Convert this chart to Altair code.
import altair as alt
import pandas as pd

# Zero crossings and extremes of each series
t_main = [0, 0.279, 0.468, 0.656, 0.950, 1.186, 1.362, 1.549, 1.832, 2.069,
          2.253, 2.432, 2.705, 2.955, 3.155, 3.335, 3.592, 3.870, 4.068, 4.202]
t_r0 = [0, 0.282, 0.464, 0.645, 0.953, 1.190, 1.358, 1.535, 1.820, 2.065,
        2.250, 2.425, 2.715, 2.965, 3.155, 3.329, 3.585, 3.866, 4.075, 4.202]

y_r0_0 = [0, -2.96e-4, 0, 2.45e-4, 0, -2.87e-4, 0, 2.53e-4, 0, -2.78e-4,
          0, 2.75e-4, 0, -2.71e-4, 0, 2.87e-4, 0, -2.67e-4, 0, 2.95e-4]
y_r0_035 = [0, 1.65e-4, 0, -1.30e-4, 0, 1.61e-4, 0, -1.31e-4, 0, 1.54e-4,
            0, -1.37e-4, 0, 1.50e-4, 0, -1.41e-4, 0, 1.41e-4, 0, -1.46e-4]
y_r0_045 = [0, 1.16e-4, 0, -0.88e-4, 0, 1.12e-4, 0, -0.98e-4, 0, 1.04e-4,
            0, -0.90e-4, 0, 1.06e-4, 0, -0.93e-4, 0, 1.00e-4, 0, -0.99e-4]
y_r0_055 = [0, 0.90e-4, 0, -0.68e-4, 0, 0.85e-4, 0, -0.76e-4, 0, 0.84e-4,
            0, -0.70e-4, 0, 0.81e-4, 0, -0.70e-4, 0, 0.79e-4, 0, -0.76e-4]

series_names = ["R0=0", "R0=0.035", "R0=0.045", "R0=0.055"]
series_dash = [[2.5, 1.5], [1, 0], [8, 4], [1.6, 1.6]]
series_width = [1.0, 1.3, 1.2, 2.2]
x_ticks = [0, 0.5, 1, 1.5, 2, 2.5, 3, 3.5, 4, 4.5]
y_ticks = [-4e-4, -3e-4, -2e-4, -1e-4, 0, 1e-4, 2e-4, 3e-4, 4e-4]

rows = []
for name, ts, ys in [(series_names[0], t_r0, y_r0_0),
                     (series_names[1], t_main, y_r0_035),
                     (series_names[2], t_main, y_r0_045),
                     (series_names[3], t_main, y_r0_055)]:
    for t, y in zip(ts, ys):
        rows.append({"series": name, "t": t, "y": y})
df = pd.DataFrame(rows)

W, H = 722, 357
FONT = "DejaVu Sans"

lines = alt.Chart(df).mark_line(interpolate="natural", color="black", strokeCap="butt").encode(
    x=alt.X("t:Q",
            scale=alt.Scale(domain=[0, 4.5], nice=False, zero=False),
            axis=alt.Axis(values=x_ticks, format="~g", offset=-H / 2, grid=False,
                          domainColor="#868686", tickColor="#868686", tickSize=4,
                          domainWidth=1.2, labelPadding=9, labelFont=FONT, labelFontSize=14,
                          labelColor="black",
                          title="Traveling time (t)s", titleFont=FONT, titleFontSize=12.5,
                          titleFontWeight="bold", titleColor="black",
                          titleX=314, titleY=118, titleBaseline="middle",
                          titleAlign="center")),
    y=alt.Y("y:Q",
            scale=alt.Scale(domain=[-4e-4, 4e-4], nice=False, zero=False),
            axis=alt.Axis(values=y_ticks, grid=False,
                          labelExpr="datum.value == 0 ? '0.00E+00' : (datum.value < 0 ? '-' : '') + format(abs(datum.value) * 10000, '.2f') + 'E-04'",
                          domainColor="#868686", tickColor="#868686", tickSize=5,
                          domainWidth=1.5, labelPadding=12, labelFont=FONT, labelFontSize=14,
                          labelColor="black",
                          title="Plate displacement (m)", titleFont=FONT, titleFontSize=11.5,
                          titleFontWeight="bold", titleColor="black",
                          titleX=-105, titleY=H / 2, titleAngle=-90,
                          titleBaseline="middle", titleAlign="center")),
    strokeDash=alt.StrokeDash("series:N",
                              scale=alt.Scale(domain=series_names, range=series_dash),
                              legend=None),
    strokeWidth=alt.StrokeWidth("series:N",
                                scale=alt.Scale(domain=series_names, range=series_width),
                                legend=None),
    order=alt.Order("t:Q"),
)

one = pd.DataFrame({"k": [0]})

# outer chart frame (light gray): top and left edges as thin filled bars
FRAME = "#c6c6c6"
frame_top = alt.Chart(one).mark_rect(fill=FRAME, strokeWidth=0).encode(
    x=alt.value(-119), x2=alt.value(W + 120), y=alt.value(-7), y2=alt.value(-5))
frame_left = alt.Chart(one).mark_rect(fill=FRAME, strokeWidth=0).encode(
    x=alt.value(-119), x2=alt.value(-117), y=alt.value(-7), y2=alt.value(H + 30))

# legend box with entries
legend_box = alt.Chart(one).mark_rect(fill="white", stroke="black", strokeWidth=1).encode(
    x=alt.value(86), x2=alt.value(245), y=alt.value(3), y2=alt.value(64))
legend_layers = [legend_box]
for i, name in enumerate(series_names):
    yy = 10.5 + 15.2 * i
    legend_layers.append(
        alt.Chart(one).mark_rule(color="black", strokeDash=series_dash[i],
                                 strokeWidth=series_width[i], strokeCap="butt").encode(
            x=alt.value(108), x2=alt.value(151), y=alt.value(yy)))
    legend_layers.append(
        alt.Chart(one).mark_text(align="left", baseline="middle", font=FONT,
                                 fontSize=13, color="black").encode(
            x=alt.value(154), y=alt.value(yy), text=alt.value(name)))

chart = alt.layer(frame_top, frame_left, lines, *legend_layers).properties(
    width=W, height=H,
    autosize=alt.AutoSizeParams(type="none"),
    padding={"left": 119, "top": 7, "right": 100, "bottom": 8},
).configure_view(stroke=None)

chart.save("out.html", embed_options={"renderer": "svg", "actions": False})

——————

> _WHAT NEEDS TO BE DONE_: Write the data from above out again, exactly.

> _WRITTEN SOLUTION_:
Convert this chart to Altair code.
import altair as alt
import pandas as pd

# Zero crossings and extremes of each series
t_main = [0, 0.279, 0.468, 0.656, 0.950, 1.186, 1.362, 1.549, 1.832, 2.069,
          2.253, 2.432, 2.705, 2.955, 3.155, 3.335, 3.592, 3.870, 4.068, 4.202]
t_r0 = [0, 0.282, 0.464, 0.645, 0.953, 1.190, 1.358, 1.535, 1.820, 2.065,
        2.250, 2.425, 2.715, 2.965, 3.155, 3.329, 3.585, 3.866, 4.075, 4.202]

y_r0_0 = [0, -2.96e-4, 0, 2.45e-4, 0, -2.87e-4, 0, 2.53e-4, 0, -2.78e-4,
          0, 2.75e-4, 0, -2.71e-4, 0, 2.87e-4, 0, -2.67e-4, 0, 2.95e-4]
y_r0_035 = [0, 1.65e-4, 0, -1.30e-4, 0, 1.61e-4, 0, -1.31e-4, 0, 1.54e-4,
            0, -1.37e-4, 0, 1.50e-4, 0, -1.41e-4, 0, 1.41e-4, 0, -1.46e-4]
y_r0_045 = [0, 1.16e-4, 0, -0.88e-4, 0, 1.12e-4, 0, -0.98e-4, 0, 1.04e-4,
            0, -0.90e-4, 0, 1.06e-4, 0, -0.93e-4, 0, 1.00e-4, 0, -0.99e-4]
y_r0_055 = [0, 0.90e-4, 0, -0.68e-4, 0, 0.85e-4, 0, -0.76e-4, 0, 0.84e-4,
            0, -0.70e-4, 0, 0.81e-4, 0, -0.70e-4, 0, 0.79e-4, 0, -0.76e-4]

series_names = ["R0=0", "R0=0.035", "R0=0.045", "R0=0.055"]
series_dash = [[2.5, 1.5], [1, 0], [8, 4], [1.6, 1.6]]
series_width = [1.0, 1.3, 1.2, 2.2]
x_ticks = [0, 0.5, 1, 1.5, 2, 2.5, 3, 3.5, 4, 4.5]
y_ticks = [-4e-4, -3e-4, -2e-4, -1e-4, 0, 1e-4, 2e-4, 3e-4, 4e-4]

rows = []
for name, ts, ys in [(series_names[0], t_r0, y_r0_0),
                     (series_names[1], t_main, y_r0_035),
                     (series_names[2], t_main, y_r0_045),
                     (series_names[3], t_main, y_r0_055)]:
    for t, y in zip(ts, ys):
        rows.append({"series": name, "t": t, "y": y})
df = pd.DataFrame(rows)

W, H = 722, 357
FONT = "DejaVu Sans"

lines = alt.Chart(df).mark_line(interpolate="natural", color="black", strokeCap="butt").encode(
    x=alt.X("t:Q",
            scale=alt.Scale(domain=[0, 4.5], nice=False, zero=False),
            axis=alt.Axis(values=x_ticks, format="~g", offset=-H / 2, grid=False,
                          domainColor="#868686", tickColor="#868686", tickSize=4,
                          domainWidth=1.2, labelPadding=9, labelFont=FONT, labelFontSize=14,
                          labelColor="black",
                          title="Traveling time (t)s", titleFont=FONT, titleFontSize=12.5,
                          titleFontWeight="bold", titleColor="black",
                          titleX=314, titleY=118, titleBaseline="middle",
                          titleAlign="center")),
    y=alt.Y("y:Q",
            scale=alt.Scale(domain=[-4e-4, 4e-4], nice=False, zero=False),
            axis=alt.Axis(values=y_ticks, grid=False,
                          labelExpr="datum.value == 0 ? '0.00E+00' : (datum.value < 0 ? '-' : '') + format(abs(datum.value) * 10000, '.2f') + 'E-04'",
                          domainColor="#868686", tickColor="#868686", tickSize=5,
                          domainWidth=1.5, labelPadding=12, labelFont=FONT, labelFontSize=14,
                          labelColor="black",
                          title="Plate displacement (m)", titleFont=FONT, titleFontSize=11.5,
                          titleFontWeight="bold", titleColor="black",
                          titleX=-105, titleY=H / 2, titleAngle=-90,
                          titleBaseline="middle", titleAlign="center")),
    strokeDash=alt.StrokeDash("series:N",
                              scale=alt.Scale(domain=series_names, range=series_dash),
                              legend=None),
    strokeWidth=alt.StrokeWidth("series:N",
                                scale=alt.Scale(domain=series_names, range=series_width),
                                legend=None),
    order=alt.Order("t:Q"),
)

one = pd.DataFrame({"k": [0]})

# outer chart frame (light gray): top and left edges as thin filled bars
FRAME = "#c6c6c6"
frame_top = alt.Chart(one).mark_rect(fill=FRAME, strokeWidth=0).encode(
    x=alt.value(-119), x2=alt.value(W + 120), y=alt.value(-7), y2=alt.value(-5))
frame_left = alt.Chart(one).mark_rect(fill=FRAME, strokeWidth=0).encode(
    x=alt.value(-119), x2=alt.value(-117), y=alt.value(-7), y2=alt.value(H + 30))

# legend box with entries
legend_box = alt.Chart(one).mark_rect(fill="white", stroke="black", strokeWidth=1).encode(
    x=alt.value(86), x2=alt.value(245), y=alt.value(3), y2=alt.value(64))
legend_layers = [legend_box]
for i, name in enumerate(series_names):
    yy = 10.5 + 15.2 * i
    legend_layers.append(
        alt.Chart(one).mark_rule(color="black", strokeDash=series_dash[i],
                                 strokeWidth=series_width[i], strokeCap="butt").encode(
            x=alt.value(108), x2=alt.value(151), y=alt.value(yy)))
    legend_layers.append(
        alt.Chart(one).mark_text(align="left", baseline="middle", font=FONT,
                                 fontSize=13, color="black").encode(
            x=alt.value(154), y=alt.value(yy), text=alt.value(name)))

chart = alt.layer(frame_top, frame_left, lines, *legend_layers).properties(
    width=W, height=H,
    autosize=alt.AutoSizeParams(type="none"),
    padding={"left": 119, "top": 7, "right": 100, "bottom": 8},
).configure_view(stroke=None)

chart.save("out.html", embed_options={"renderer": "svg", "actions": False})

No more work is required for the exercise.